U.S. Sen. John Glenn announced his retirement Thursday in a 45-minute speech so filled with his passion for service that it sounded like he might be doing the opposite until the very end.
“Because I believe these things,” Glenn said as the speech climaxed, “because I am deeply proud of the 8,894 votes I have cast on behalf of the people of Ohio; because I believe we stand at a crossroads in a very rapidly changing world … there is nothing I might wish for more fervently than to declare my candidacy for a fifth term in the United States Senate.”
But then, Glenn simply said he couldn’t, and the call to service turned at the very last moment into an unadorned declaration that it’s time for the generations to change hands.

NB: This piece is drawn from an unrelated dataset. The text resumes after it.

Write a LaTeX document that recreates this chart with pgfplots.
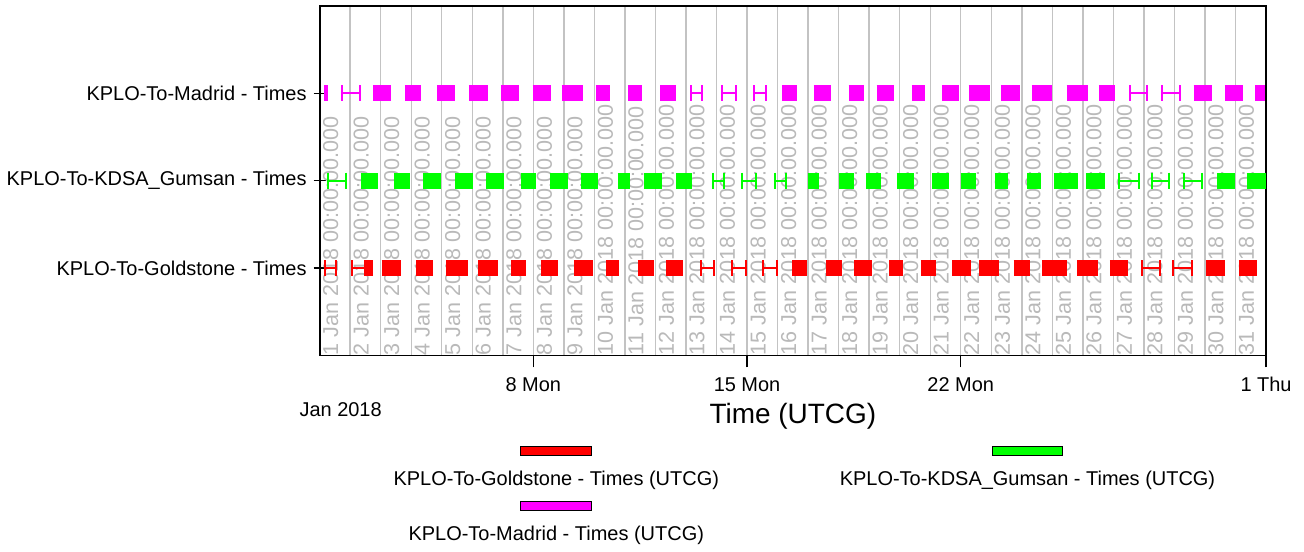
\documentclass[border=0pt]{standalone}
\usepackage{pgfplots}
\pgfplotsset{compat=1.18}
\usepackage{fontspec}
\setmainfont{Liberation Sans}
\definecolor{gridgray}{RGB}{195,195,195}
\definecolor{labgray}{RGB}{185,185,185}
\definecolor{mag}{RGB}{255,0,255}
\definecolor{grn}{RGB}{0,255,0}
\definecolor{rd}{RGB}{255,0,0}
\begin{document}
\begin{tikzpicture}[font=\fontsize{10pt}{12pt}\selectfont]
\begin{axis}[
 scale only axis, width=474pt, height=175pt,
 xmin=0, xmax=31, ymin=0, ymax=4,
 axis line style={black, line width=0.9pt},
 xtick={7,14,21,31}, xticklabels={8 Mon,15 Mon,22 Mon,1 Thu},
 minor xtick={1,...,30},
 xmajorgrids, xminorgrids,
 major grid style={draw=gridgray, line width=0.7pt},
 minor grid style={draw=gridgray, line width=0.7pt},
 ytick={1,2,3},
 yticklabels={KPLO-To-Goldstone - Times,KPLO-To-KDSA\_Gumsan - Times,KPLO-To-Madrid - Times},
 xtick pos=bottom, ytick pos=left,
 xtick align=outside, ytick align=center,
 major tick length=6pt, minor tick length=0pt,
 tick style={black, line width=0.6pt},
 xticklabel style={yshift=-1.5pt},
 xlabel={Time (UTCG)}, xlabel style={font=\fontsize{14pt}{16pt}\selectfont, yshift=1.5pt},
 unbounded coords=jump,
 clip=false,
 /pgf/number format/assume math mode=true,
]
\pgfplotsinvokeforeach{0,...,30}{
 \node[rotate=90, anchor=north west, inner sep=0pt, text=labgray, font=\fontsize{10.8pt}{12pt}\selectfont, yshift=-1.5pt, xshift=0pt] at (axis cs:#1,0) {\the\numexpr#1+1\relax\ Jan 2018 00:00:00.000};
}
% Madrid (y=3)
\addplot[draw=mag, line width=8pt, line cap=butt] coordinates {
 (1.75,3) (2.35,3) (nan,nan) (2.79,3) (3.33,3) (nan,nan) (3.85,3) (4.42,3) (nan,nan)
 (4.89,3) (5.51,3) (nan,nan) (5.94,3) (6.54,3) (nan,nan) (6.98,3) (7.58,3) (nan,nan)
 (7.93,3) (8.62,3) (nan,nan) (9.05,3) (9.52,3) (nan,nan) (10.11,3) (10.55,3) (nan,nan)
 (11.16,3) (11.67,3) (nan,nan) (15.15,3) (15.64,3) (nan,nan) (16.19,3) (16.74,3) (nan,nan)
 (17.33,3) (17.82,3) (nan,nan) (18.24,3) (18.81,3) (nan,nan) (19.40,3) (19.84,3) (nan,nan)
 (20.39,3) (20.94,3) (nan,nan) (21.26,3) (21.95,3) (nan,nan) (22.31,3) (22.95,3) (nan,nan)
 (23.33,3) (23.98,3) (nan,nan) (24.47,3) (25.18,3) (nan,nan) (25.52,3) (26.06,3) (nan,nan)
 (28.63,3) (29.23,3) (nan,nan) (29.65,3) (30.25,3) (nan,nan) (30.64,3) (30.97,3)
};
\addplot[draw=mag, line width=1pt, mark=|, mark size=4pt, mark options={line width=1pt}] coordinates {
 (0.18,3) (0.24,3) (nan,nan) (0.72,3) (1.32,3) (nan,nan) (12.16,3) (12.54,3) (nan,nan)
 (13.19,3) (13.63,3) (nan,nan) (14.23,3) (14.63,3) (nan,nan) (26.53,3) (27.09,3) (nan,nan)
 (27.59,3) (28.19,3)
};
% Gumsan (y=2)
\addplot[draw=grn, line width=8pt, line cap=butt] coordinates {
 (1.37,2) (1.91,2) (nan,nan) (2.43,2) (2.95,2) (nan,nan) (3.38,2) (3.98,2) (nan,nan)
 (4.42,2) (5.02,2) (nan,nan) (5.45,2) (6.05,2) (nan,nan) (6.60,2) (7.09,2) (nan,nan)
 (7.53,2) (8.13,2) (nan,nan) (8.57,2) (9.11,2) (nan,nan) (9.77,2) (10.15,2) (nan,nan)
 (10.64,2) (11.21,2) (nan,nan) (11.67,2) (12.21,2) (nan,nan) (15.99,2) (16.37,2) (nan,nan)
 (17.02,2) (17.51,2) (nan,nan) (17.89,2) (18.40,2) (nan,nan) (18.90,2) (19.47,2) (nan,nan)
 (20.06,2) (20.61,2) (nan,nan) (21.00,2) (21.49,2) (nan,nan) (22.11,2) (22.56,2) (nan,nan)
 (23.18,2) (23.64,2) (nan,nan) (24.05,2) (24.84,2) (nan,nan) (25.10,2) (25.73,2) (nan,nan)
 (29.39,2) (29.98,2) (nan,nan) (30.36,2) (31.00,2)
};
\addplot[draw=grn, line width=1pt, mark=|, mark size=4pt, mark options={line width=1pt}] coordinates {
 (0.28,2) (0.87,2) (nan,nan) (12.87,2) (13.25,2) (nan,nan) (13.85,2) (14.28,2) (nan,nan)
 (14.92,2) (15.28,2) (nan,nan) (26.19,2) (26.83,2) (nan,nan) (27.27,2) (27.83,2) (nan,nan)
 (28.32,2) (28.91,2)
};
% Goldstone (y=1)
\addplot[draw=rd, line width=8pt, line cap=butt] coordinates {
 (1.50,1) (1.75,1) (nan,nan) (2.03,1) (2.66,1) (nan,nan) (3.17,1) (3.72,1) (nan,nan)
 (4.15,1) (4.86,1) (nan,nan) (5.19,1) (5.84,1) (nan,nan) (6.26,1) (6.77,1) (nan,nan)
 (7.24,1) (7.81,1) (nan,nan) (8.33,1) (8.95,1) (nan,nan) (9.39,1) (9.82,1) (nan,nan)
 (10.42,1) (10.96,1) (nan,nan) (11.34,1) (11.89,1) (nan,nan) (15.48,1) (15.97,1) (nan,nan)
 (16.58,1) (17.12,1) (nan,nan) (17.50,1) (18.10,1) (nan,nan) (18.65,1) (19.12,1) (nan,nan)
 (19.69,1) (20.18,1) (nan,nan) (20.72,1) (21.32,1) (nan,nan) (21.60,1) (22.26,1) (nan,nan)
 (22.73,1) (23.28,1) (nan,nan) (23.66,1) (24.49,1) (nan,nan) (24.82,1) (25.51,1) (nan,nan)
 (25.88,1) (26.49,1) (nan,nan) (29.03,1) (29.64,1) (nan,nan) (30.11,1) (30.69,1)
};
\addplot[draw=rd, line width=1pt, mark=|, mark size=4pt, mark options={line width=1pt}] coordinates {
 (0.16,1) (0.55,1) (nan,nan) (1.05,1) (1.50,1) (nan,nan) (12.49,1) (12.92,1) (nan,nan)
 (13.52,1) (13.96,1) (nan,nan) (14.53,1) (14.99,1) (nan,nan) (26.94,1) (27.53,1) (nan,nan)
 (27.96,1) (28.58,1)
};
\end{axis}
% Jan 2018
\node at ([shift={(10.5pt,-27pt)}]current axis.south west) {Jan 2018};
% legend
\draw[fill=rd, draw=black, line width=0.6pt] ([shift={(100.5pt,-45.5pt)}]current axis.south west) rectangle ([shift={(136pt,-50pt)}]current axis.south west);
\node at ([shift={(118.5pt,-62.5pt)}]current axis.south west) {KPLO-To-Goldstone - Times (UTCG)};
\draw[fill=grn, draw=black, line width=0.6pt] ([shift={(337pt,-45.5pt)}]current axis.south west) rectangle ([shift={(372pt,-50pt)}]current axis.south west);
\node at ([shift={(354.5pt,-62.5pt)}]current axis.south west) {KPLO-To-KDSA\_Gumsan - Times (UTCG)};
\draw[fill=mag, draw=black, line width=0.6pt] ([shift={(100.5pt,-73pt)}]current axis.south west) rectangle ([shift={(136pt,-77.5pt)}]current axis.south west);
\node at ([shift={(118.5pt,-90pt)}]current axis.south west) {KPLO-To-Madrid - Times (UTCG)};
% bounding box
\path ([shift={(-159pt,-96pt)}]current axis.south west) rectangle ([shift={(19pt,3pt)}]current axis.north east);
\end{tikzpicture}
\end{document}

“Although my health remains excellent, and my passion for the job burns as brightly as ever, another term in the Senate would take me to the age of 83,” Glenn said. “For that reason - and that reason alone - I have decided that I will not be a candidate for re-election to the Senate in 1998.”
Glenn will surrender a Democratic seat at just the time when a hungry Republican is poised to claim it, and the party count in the Senate could sift further to the right. Ohio Gov. George Voinovich has staked his interest in Glenn’s seat and has over $1 million already in the bank to mount a campaign any other challengers seem likely to have to chase.
Voinovich, the man regarded as having the surest shot of capturing Glenn’s seat for his party, issued a statement saying Glenn was a “true American hero.”
He has made plans to seek the Senate nomination but is not yet a formal candidate.
Sen. Mike DeWine, R-Ohio, said Glenn had “put his service to America before anything else. (He is) truly a modern American pioneer.”